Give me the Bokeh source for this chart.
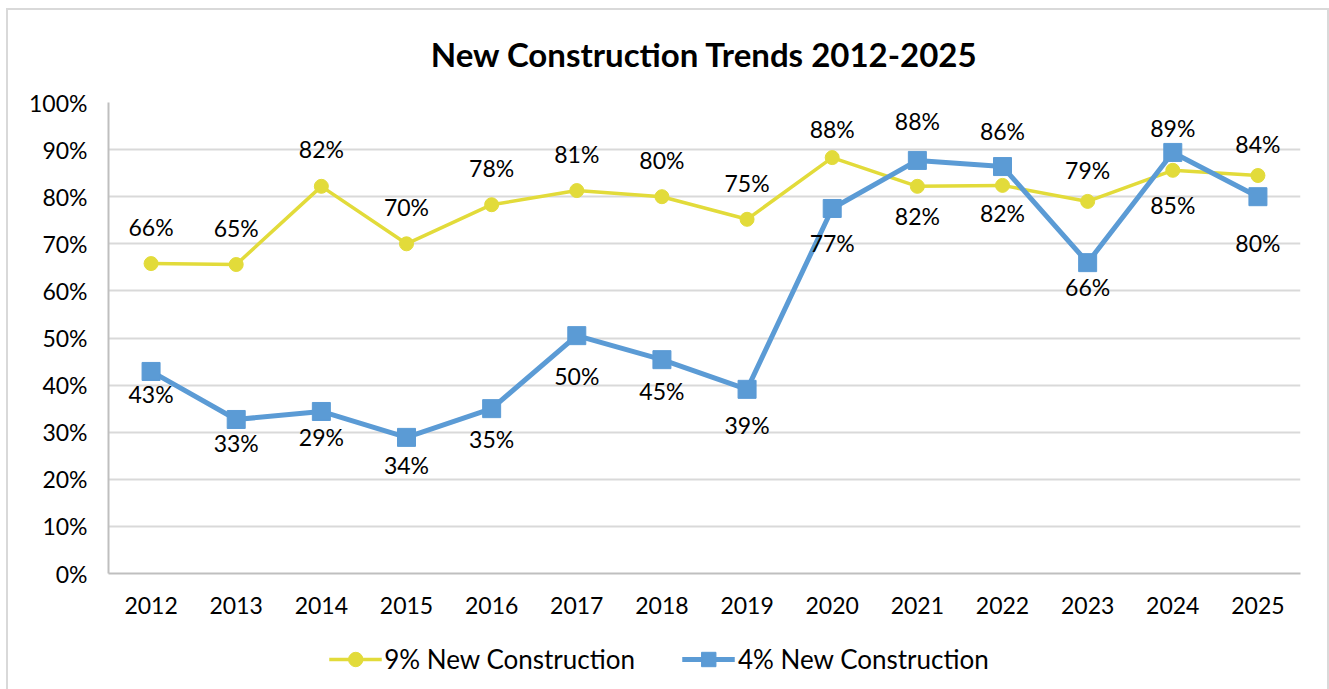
from bokeh.plotting import figure
from bokeh.layouts import column
from bokeh.models import (ColumnDataSource, FactorRange, Range1d, PrintfTickFormatter,
                          Legend, LegendItem, FixedTicker)
from bokeh.core.properties import value
from bokeh.embed import file_html
from bokeh.resources import INLINE

years = ["2012", "2013", "2014", "2015", "2016", "2017", "2018",
         "2019", "2020", "2021", "2022", "2023", "2024", "2025"]
nine_pct = [65.8, 65.6, 82.2, 70.0, 78.3, 81.3, 80.0, 75.2, 88.3, 82.2, 82.4, 79.0, 85.6, 84.5]
four_pct = [42.9, 32.7, 34.4, 28.9, 35.0, 50.5, 45.4, 39.1, 77.5, 87.7, 86.4, 66.0, 89.4, 80.0]
nine_labels = ["66%", "65%", "82%", "70%", "78%", "81%", "80%", "75%", "88%", "82%", "82%", "79%", "85%", "84%"]
four_labels = ["43%", "33%", "29%", "34%", "35%", "50%", "45%", "39%", "77%", "88%", "86%", "66%", "89%", "80%"]
series_names = ["9% New Construction", "4% New Construction"]
y_ticks = [0, 10, 20, 30, 40, 50, 60, 70, 80, 90, 100]

# label offsets in screen pixels (positive = above the point)
nine_off = [37, 37, 37, 37, 37, 37, 37, 36, 29, -30, -28, 31, -35, 32]
four_off = [-23, -24, -26, -28, -30, -40, -31, -36, -35, 39, 36, -24, 24, -46]

YELLOW = "#E2DB3A"
BLUE = "#5B9BD5"
FONT = "Lato"

TOP, FRAME_H, BOTTOM = 102, 471, 52

p = figure(x_range=FactorRange(*years, range_padding=0), y_range=Range1d(0, 100),
           frame_width=1192, frame_height=FRAME_H, output_backend="svg", toolbar_location=None,
           min_border_left=108, min_border_right=29, min_border_top=TOP, min_border_bottom=BOTTOM)

p.outline_line_color = None
p.background_fill_color = "white"
p.border_fill_alpha = 0

p.title.text = "New Construction Trends 2012-2025"
p.title.align = "center"
p.title.text_font = FONT
p.title.text_font_size = "33px"
p.title.text_font_style = "bold"
p.title.text_color = "black"
p.title.standoff = 57

p.xgrid.grid_line_color = None
p.ygrid.grid_line_color = "#d9d9d9"
p.ygrid.grid_line_width = 2
p.yaxis.ticker = FixedTicker(ticks=y_ticks)
p.yaxis.formatter = PrintfTickFormatter(format="%d%%")

for ax in (p.xaxis, p.yaxis):
    ax.axis_line_color = "#bfbfbf"
    ax.axis_line_width = 2
    ax.major_tick_line_color = None
    ax.minor_tick_line_color = None
    ax.major_tick_out = 0
    ax.major_tick_in = 0
    ax.major_label_text_font = FONT
    ax.major_label_text_font_size = "23px"
    ax.major_label_text_color = "black"
p.yaxis.major_label_standoff = 21
p.xaxis.major_label_standoff = 23

src9 = ColumnDataSource(dict(x=years, y=nine_pct, lab=nine_labels, off=[-o for o in nine_off]))
src4 = ColumnDataSource(dict(x=years, y=four_pct, lab=four_labels, off=[-o for o in four_off]))

p.line("x", "y", source=src9, line_color=YELLOW, line_width=3.5)
p.scatter("x", "y", source=src9, marker="circle", size=14, fill_color=YELLOW, line_color=YELLOW)
p.line("x", "y", source=src4, line_color=BLUE, line_width=5)
p.scatter("x", "y", source=src4, marker="square", size=18, fill_color=BLUE, line_color=BLUE)

for src in (src9, src4):
    p.text("x", "y", text="lab", source=src, y_offset="off",
           text_align="center", text_baseline="middle",
           text_font=value(FONT), text_font_size="23px", text_color="black")

# legend strip below the chart; it shares the data but its y-range keeps the lines out of view
lf = figure(width=1329, height=689 - (TOP + FRAME_H + BOTTOM), output_backend="svg", toolbar_location=None,
            x_range=p.x_range, y_range=Range1d(-300, -200),
            min_border_left=0, min_border_right=120, min_border_top=4, min_border_bottom=0)
lf.axis.visible = False
lf.grid.visible = False
lf.outline_line_color = None
lf.background_fill_alpha = 0
lf.border_fill_alpha = 0
d9l = lf.line("x", "y", source=src9, line_color=YELLOW, line_width=3.5)
d9m = lf.scatter("x", "y", source=src9, marker="circle", size=14, fill_color=YELLOW, line_color=YELLOW)
d4l = lf.line("x", "y", source=src4, line_color=BLUE, line_width=5)
d4m = lf.scatter("x", "y", source=src4, marker="square", size=18, fill_color=BLUE, line_color=BLUE)

legend = Legend(items=[LegendItem(label=series_names[0], renderers=[d9l, d9m]),
                       LegendItem(label=series_names[1], renderers=[d4l, d4m])],
                orientation="horizontal", location="center",
                glyph_width=53, glyph_height=36, label_standoff=3, spacing=47,
                label_text_font=FONT, label_text_font_size="26px", label_text_color="black",
                border_line_color=None, background_fill_alpha=0, margin=0, padding=0)
lf.add_layout(legend, "center")

G = "linear-gradient(#d9d9d9, #d9d9d9)"
page = column(p, lf, spacing=0, styles={
    "background-color": "white",
    "background-image": f"{G}, {G}, {G}",
    "background-position": "6px 8px, 6px 8px, 1327px 8px",
    "background-size": "2px 100%, 1322px 2px, 2px 100%",
    "background-repeat": "no-repeat",
})

open("out.html", "w").write(file_html(page, INLINE))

****************

**Directions for this task:**
Everything from the top line of the data down to and including the line with "from bokeh.resources import INLINE" is to be copied, except the pictures.

**Full answer:**
Give me the Bokeh source for this chart.
from bokeh.plotting import figure
from bokeh.layouts import column
from bokeh.models import (ColumnDataSource, FactorRange, Range1d, PrintfTickFormatter,
                          Legend, LegendItem, FixedTicker)
from bokeh.core.properties import value
from bokeh.embed import file_html
from bokeh.resources import INLINE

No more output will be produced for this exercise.